What you are asked to do — Select from the records below every line that has the word "this" in it.

Provided records —
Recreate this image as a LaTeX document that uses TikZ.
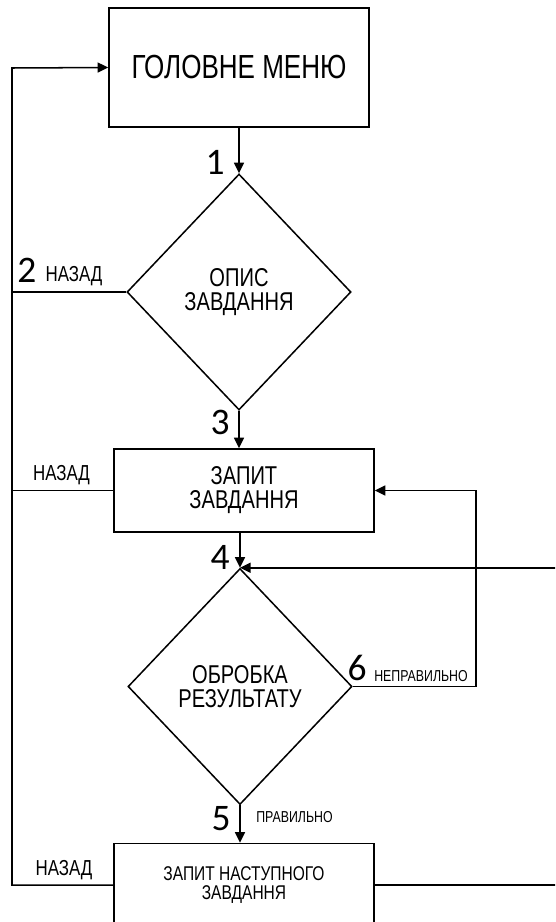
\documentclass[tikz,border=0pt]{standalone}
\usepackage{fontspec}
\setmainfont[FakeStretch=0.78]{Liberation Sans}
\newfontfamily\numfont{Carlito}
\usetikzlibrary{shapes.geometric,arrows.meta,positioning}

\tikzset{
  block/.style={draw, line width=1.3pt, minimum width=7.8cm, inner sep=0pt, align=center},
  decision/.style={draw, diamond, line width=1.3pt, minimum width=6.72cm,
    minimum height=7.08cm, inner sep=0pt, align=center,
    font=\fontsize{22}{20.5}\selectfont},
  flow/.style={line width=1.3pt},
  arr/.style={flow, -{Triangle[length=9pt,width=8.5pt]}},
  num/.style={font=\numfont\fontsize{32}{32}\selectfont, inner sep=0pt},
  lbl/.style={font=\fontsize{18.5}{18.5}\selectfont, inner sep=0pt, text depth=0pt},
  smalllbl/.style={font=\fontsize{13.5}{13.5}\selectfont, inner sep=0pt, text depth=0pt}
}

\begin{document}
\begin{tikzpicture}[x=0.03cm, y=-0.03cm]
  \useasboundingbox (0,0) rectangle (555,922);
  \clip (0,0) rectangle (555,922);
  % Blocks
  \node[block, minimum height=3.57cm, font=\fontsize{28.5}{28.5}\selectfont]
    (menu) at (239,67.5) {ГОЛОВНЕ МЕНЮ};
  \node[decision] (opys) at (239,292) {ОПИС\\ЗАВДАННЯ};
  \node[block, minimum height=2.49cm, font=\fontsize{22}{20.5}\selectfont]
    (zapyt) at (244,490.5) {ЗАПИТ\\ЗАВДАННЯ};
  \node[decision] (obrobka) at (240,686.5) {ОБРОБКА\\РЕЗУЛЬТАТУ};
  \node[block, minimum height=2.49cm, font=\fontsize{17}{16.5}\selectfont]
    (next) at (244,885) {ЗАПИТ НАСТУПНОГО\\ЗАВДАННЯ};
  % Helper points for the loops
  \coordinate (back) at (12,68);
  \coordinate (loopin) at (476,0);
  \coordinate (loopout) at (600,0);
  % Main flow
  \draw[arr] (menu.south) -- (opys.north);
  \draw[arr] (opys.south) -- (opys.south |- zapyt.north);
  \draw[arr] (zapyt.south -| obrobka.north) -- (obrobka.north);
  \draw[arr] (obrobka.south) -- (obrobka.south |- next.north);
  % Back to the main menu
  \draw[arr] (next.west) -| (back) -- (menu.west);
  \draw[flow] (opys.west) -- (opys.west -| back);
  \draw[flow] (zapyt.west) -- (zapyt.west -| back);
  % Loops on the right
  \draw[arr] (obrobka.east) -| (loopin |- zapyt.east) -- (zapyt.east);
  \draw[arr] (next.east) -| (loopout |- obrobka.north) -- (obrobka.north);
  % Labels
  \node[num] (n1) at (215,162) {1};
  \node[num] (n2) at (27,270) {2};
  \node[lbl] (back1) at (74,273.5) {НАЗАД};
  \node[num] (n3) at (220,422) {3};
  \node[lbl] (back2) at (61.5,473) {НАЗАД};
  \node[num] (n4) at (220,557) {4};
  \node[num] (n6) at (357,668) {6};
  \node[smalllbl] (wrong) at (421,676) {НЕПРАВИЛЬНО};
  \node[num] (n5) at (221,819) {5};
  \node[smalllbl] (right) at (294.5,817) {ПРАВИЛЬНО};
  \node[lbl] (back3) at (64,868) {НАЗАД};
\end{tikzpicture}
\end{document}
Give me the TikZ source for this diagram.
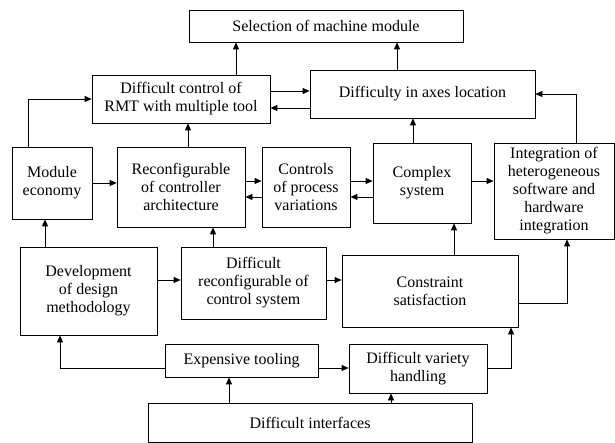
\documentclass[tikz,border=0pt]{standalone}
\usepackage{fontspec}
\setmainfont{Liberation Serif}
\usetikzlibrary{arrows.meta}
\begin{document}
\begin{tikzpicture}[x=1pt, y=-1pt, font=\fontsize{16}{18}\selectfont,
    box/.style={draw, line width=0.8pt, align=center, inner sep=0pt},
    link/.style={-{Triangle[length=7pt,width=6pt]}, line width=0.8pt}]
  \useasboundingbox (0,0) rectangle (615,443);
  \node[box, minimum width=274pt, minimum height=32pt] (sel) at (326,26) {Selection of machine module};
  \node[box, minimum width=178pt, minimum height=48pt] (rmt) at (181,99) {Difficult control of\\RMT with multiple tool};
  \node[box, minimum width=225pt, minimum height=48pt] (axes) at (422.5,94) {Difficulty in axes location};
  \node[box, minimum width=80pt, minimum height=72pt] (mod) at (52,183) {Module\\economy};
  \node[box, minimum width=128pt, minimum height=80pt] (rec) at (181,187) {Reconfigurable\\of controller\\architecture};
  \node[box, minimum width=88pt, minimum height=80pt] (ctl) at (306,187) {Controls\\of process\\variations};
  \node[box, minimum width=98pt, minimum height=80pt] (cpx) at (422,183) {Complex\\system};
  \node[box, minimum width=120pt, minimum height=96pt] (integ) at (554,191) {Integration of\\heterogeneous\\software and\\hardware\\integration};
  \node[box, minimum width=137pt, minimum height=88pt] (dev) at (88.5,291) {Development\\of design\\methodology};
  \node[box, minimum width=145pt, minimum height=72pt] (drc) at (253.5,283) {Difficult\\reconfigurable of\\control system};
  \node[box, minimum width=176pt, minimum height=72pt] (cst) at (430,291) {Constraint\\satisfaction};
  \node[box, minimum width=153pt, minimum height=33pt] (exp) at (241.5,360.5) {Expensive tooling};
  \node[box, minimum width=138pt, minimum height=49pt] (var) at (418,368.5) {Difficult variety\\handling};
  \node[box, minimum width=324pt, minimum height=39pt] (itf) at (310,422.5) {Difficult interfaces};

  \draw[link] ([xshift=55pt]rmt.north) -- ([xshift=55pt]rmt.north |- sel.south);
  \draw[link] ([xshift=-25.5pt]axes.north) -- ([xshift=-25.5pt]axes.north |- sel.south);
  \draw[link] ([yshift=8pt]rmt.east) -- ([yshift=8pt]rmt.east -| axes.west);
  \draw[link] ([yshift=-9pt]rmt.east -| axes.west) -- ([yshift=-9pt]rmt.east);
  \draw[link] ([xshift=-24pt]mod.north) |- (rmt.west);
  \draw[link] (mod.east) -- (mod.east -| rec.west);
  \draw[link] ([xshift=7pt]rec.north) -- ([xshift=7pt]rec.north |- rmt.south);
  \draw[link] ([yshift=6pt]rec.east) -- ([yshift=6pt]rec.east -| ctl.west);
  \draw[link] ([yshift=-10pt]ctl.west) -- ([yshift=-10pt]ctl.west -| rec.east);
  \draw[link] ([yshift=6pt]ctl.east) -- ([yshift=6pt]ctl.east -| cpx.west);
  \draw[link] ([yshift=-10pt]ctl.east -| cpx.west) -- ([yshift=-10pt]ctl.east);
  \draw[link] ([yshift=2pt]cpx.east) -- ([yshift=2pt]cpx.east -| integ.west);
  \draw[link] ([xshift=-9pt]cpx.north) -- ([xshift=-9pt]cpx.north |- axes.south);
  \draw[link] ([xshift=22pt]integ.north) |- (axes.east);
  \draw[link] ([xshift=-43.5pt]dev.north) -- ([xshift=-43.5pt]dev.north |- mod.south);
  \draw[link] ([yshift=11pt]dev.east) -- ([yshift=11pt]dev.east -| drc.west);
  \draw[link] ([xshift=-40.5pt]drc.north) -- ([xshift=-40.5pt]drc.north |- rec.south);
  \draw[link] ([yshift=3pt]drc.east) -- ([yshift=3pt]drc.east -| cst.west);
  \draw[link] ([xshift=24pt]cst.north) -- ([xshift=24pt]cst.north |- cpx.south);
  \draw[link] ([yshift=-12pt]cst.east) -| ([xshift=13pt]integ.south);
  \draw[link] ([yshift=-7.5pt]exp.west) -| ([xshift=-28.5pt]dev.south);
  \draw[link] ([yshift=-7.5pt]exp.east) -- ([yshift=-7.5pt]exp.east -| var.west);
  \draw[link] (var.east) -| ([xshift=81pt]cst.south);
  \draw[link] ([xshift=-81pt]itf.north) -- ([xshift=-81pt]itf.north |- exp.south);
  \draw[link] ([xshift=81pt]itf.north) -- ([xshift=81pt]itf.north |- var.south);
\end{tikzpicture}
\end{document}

Complete answer —
Recreate this image as a LaTeX document that uses TikZ.
Give me the TikZ source for this diagram.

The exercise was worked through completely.